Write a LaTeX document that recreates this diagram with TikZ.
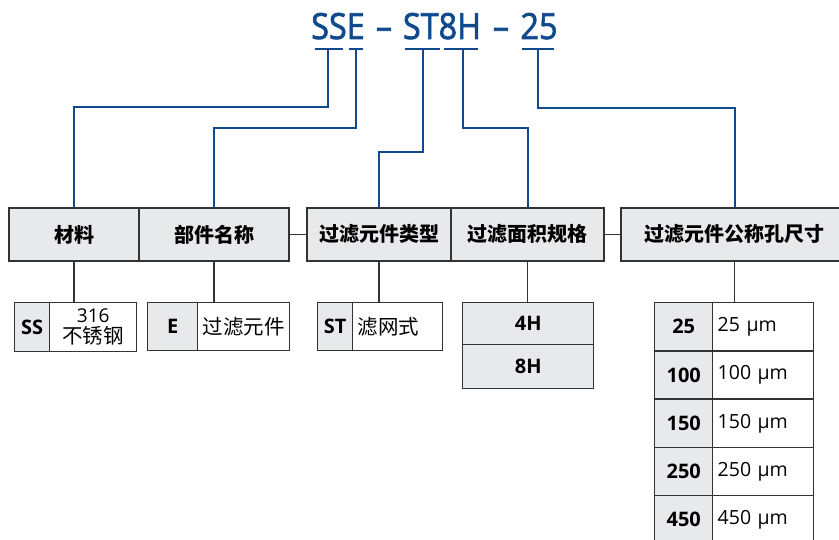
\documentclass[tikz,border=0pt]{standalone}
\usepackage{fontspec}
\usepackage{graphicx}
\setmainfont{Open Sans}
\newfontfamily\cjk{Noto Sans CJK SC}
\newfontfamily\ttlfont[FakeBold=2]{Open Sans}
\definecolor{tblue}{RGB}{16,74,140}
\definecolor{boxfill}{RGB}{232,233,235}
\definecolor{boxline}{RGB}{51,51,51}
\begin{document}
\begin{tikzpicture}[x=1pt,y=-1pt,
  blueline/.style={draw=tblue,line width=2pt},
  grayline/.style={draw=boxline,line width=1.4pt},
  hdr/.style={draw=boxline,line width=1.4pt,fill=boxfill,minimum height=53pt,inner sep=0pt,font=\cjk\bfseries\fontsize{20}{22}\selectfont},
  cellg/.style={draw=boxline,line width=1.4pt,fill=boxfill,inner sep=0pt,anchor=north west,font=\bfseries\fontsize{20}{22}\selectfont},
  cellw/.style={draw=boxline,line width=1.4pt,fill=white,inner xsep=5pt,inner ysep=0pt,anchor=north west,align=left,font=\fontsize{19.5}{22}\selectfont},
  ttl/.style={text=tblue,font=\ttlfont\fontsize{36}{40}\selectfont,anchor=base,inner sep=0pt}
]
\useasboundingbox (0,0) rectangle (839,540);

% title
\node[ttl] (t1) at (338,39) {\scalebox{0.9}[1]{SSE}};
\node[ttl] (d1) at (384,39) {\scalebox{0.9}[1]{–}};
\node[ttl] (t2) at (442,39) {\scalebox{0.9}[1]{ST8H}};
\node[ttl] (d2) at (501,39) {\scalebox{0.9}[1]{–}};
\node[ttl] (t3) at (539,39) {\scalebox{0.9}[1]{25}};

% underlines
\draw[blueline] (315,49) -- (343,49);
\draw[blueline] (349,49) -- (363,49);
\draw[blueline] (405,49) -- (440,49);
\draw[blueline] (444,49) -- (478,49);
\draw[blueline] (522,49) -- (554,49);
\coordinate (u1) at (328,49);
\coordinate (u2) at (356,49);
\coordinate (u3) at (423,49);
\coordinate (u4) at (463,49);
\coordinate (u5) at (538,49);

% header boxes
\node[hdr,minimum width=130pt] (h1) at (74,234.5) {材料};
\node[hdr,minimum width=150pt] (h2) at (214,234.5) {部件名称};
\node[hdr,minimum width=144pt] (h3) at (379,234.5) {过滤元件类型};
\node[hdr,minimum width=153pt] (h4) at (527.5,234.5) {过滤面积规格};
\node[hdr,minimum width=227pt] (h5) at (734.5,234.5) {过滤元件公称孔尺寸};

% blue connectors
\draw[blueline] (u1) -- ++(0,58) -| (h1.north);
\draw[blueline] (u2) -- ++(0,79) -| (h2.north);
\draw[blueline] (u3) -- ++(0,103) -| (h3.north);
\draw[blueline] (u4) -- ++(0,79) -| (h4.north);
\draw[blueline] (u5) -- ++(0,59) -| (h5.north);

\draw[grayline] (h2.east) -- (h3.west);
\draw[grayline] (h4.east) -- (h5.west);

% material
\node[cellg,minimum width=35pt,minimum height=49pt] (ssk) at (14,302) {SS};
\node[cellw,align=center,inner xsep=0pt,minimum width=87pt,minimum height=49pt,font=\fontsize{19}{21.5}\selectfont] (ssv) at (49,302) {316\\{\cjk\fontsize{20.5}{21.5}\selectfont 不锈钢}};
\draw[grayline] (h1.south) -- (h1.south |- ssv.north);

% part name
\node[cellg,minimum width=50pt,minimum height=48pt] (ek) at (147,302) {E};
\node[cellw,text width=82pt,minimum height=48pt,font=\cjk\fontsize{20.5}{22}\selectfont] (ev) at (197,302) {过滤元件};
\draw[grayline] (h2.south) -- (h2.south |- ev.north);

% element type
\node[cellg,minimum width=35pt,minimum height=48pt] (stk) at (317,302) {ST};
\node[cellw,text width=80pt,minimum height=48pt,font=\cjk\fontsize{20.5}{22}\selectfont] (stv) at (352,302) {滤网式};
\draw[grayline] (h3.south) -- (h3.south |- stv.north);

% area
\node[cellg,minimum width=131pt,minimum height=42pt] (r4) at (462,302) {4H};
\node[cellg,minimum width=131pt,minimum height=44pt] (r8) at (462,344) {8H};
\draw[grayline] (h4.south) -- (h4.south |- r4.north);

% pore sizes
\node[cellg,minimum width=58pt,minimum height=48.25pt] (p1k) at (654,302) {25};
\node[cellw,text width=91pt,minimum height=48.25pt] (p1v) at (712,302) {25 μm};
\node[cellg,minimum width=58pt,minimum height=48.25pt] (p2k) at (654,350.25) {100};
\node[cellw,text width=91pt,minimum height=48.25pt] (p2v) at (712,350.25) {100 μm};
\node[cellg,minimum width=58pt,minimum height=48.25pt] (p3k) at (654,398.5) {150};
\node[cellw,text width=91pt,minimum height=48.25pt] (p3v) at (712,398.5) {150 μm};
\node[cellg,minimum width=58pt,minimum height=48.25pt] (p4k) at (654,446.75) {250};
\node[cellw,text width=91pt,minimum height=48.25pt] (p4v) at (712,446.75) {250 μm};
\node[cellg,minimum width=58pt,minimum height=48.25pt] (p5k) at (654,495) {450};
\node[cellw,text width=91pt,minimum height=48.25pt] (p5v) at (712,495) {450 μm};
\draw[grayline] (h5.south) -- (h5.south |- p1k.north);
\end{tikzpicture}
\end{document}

TASK DETAILS
Replicate the material above verbatim; images stay out of the copy.

EXERCISE RESULT
Write a LaTeX document that recreates this diagram with TikZ.
\documentclass[tikz,border=0pt]{standalone}
\usepackage{fontspec}
\usepackage{graphicx}
\setmainfont{Open Sans}
\newfontfamily\cjk{Noto Sans CJK SC}
\newfontfamily\ttlfont[FakeBold=2]{Open Sans}
\definecolor{tblue}{RGB}{16,74,140}
\definecolor{boxfill}{RGB}{232,233,235}
\definecolor{boxline}{RGB}{51,51,51}
\begin{document}
\begin{tikzpicture}[x=1pt,y=-1pt,
  blueline/.style={draw=tblue,line width=2pt},
  grayline/.style={draw=boxline,line width=1.4pt},
  hdr/.style={draw=boxline,line width=1.4pt,fill=boxfill,minimum height=53pt,inner sep=0pt,font=\cjk\bfseries\fontsize{20}{22}\selectfont},
  cellg/.style={draw=boxline,line width=1.4pt,fill=boxfill,inner sep=0pt,anchor=north west,font=\bfseries\fontsize{20}{22}\selectfont},
  cellw/.style={draw=boxline,line width=1.4pt,fill=white,inner xsep=5pt,inner ysep=0pt,anchor=north west,align=left,font=\fontsize{19.5}{22}\selectfont},
  ttl/.style={text=tblue,font=\ttlfont\fontsize{36}{40}\selectfont,anchor=base,inner sep=0pt}
]
\useasboundingbox (0,0) rectangle (839,540);

% title
\node[ttl] (t1) at (338,39) {\scalebox{0.9}[1]{SSE}};
\node[ttl] (d1) at (384,39) {\scalebox{0.9}[1]{–}};
\node[ttl] (t2) at (442,39) {\scalebox{0.9}[1]{ST8H}};
\node[ttl] (d2) at (501,39) {\scalebox{0.9}[1]{–}};
\node[ttl] (t3) at (539,39) {\scalebox{0.9}[1]{25}};

% underlines
\draw[blueline] (315,49) -- (343,49);
\draw[blueline] (349,49) -- (363,49);
\draw[blueline] (405,49) -- (440,49);
\draw[blueline] (444,49) -- (478,49);
\draw[blueline] (522,49) -- (554,49);
\coordinate (u1) at (328,49);
\coordinate (u2) at (356,49);
\coordinate (u3) at (423,49);
\coordinate (u4) at (463,49);
\coordinate (u5) at (538,49);

% header boxes
\node[hdr,minimum width=130pt] (h1) at (74,234.5) {材料};
\node[hdr,minimum width=150pt] (h2) at (214,234.5) {部件名称};
\node[hdr,minimum width=144pt] (h3) at (379,234.5) {过滤元件类型};
\node[hdr,minimum width=153pt] (h4) at (527.5,234.5) {过滤面积规格};
\node[hdr,minimum width=227pt] (h5) at (734.5,234.5) {过滤元件公称孔尺寸};

% blue connectors
\draw[blueline] (u1) -- ++(0,58) -| (h1.north);
\draw[blueline] (u2) -- ++(0,79) -| (h2.north);
\draw[blueline] (u3) -- ++(0,103) -| (h3.north);
\draw[blueline] (u4) -- ++(0,79) -| (h4.north);
\draw[blueline] (u5) -- ++(0,59) -| (h5.north);

\draw[grayline] (h2.east) -- (h3.west);
\draw[grayline] (h4.east) -- (h5.west);

% material
\node[cellg,minimum width=35pt,minimum height=49pt] (ssk) at (14,302) {SS};
\node[cellw,align=center,inner xsep=0pt,minimum width=87pt,minimum height=49pt,font=\fontsize{19}{21.5}\selectfont] (ssv) at (49,302) {316\\{\cjk\fontsize{20.5}{21.5}\selectfont 不锈钢}};
\draw[grayline] (h1.south) -- (h1.south |- ssv.north);

% part name
\node[cellg,minimum width=50pt,minimum height=48pt] (ek) at (147,302) {E};
\node[cellw,text width=82pt,minimum height=48pt,font=\cjk\fontsize{20.5}{22}\selectfont] (ev) at (197,302) {过滤元件};
\draw[grayline] (h2.south) -- (h2.south |- ev.north);

% element type
\node[cellg,minimum width=35pt,minimum height=48pt] (stk) at (317,302) {ST};
\node[cellw,text width=80pt,minimum height=48pt,font=\cjk\fontsize{20.5}{22}\selectfont] (stv) at (352,302) {滤网式};
\draw[grayline] (h3.south) -- (h3.south |- stv.north);

% area
\node[cellg,minimum width=131pt,minimum height=42pt] (r4) at (462,302) {4H};
\node[cellg,minimum width=131pt,minimum height=44pt] (r8) at (462,344) {8H};
\draw[grayline] (h4.south) -- (h4.south |- r4.north);

% pore sizes
\node[cellg,minimum width=58pt,minimum height=48.25pt] (p1k) at (654,302) {25};
\node[cellw,text width=91pt,minimum height=48.25pt] (p1v) at (712,302) {25 μm};
\node[cellg,minimum width=58pt,minimum height=48.25pt] (p2k) at (654,350.25) {100};
\node[cellw,text width=91pt,minimum height=48.25pt] (p2v) at (712,350.25) {100 μm};
\node[cellg,minimum width=58pt,minimum height=48.25pt] (p3k) at (654,398.5) {150};
\node[cellw,text width=91pt,minimum height=48.25pt] (p3v) at (712,398.5) {150 μm};
\node[cellg,minimum width=58pt,minimum height=48.25pt] (p4k) at (654,446.75) {250};
\node[cellw,text width=91pt,minimum height=48.25pt] (p4v) at (712,446.75) {250 μm};
\node[cellg,minimum width=58pt,minimum height=48.25pt] (p5k) at (654,495) {450};
\node[cellw,text width=91pt,minimum height=48.25pt] (p5v) at (712,495) {450 μm};
\draw[grayline] (h5.south) -- (h5.south |- p1k.north);
\end{tikzpicture}
\end{document}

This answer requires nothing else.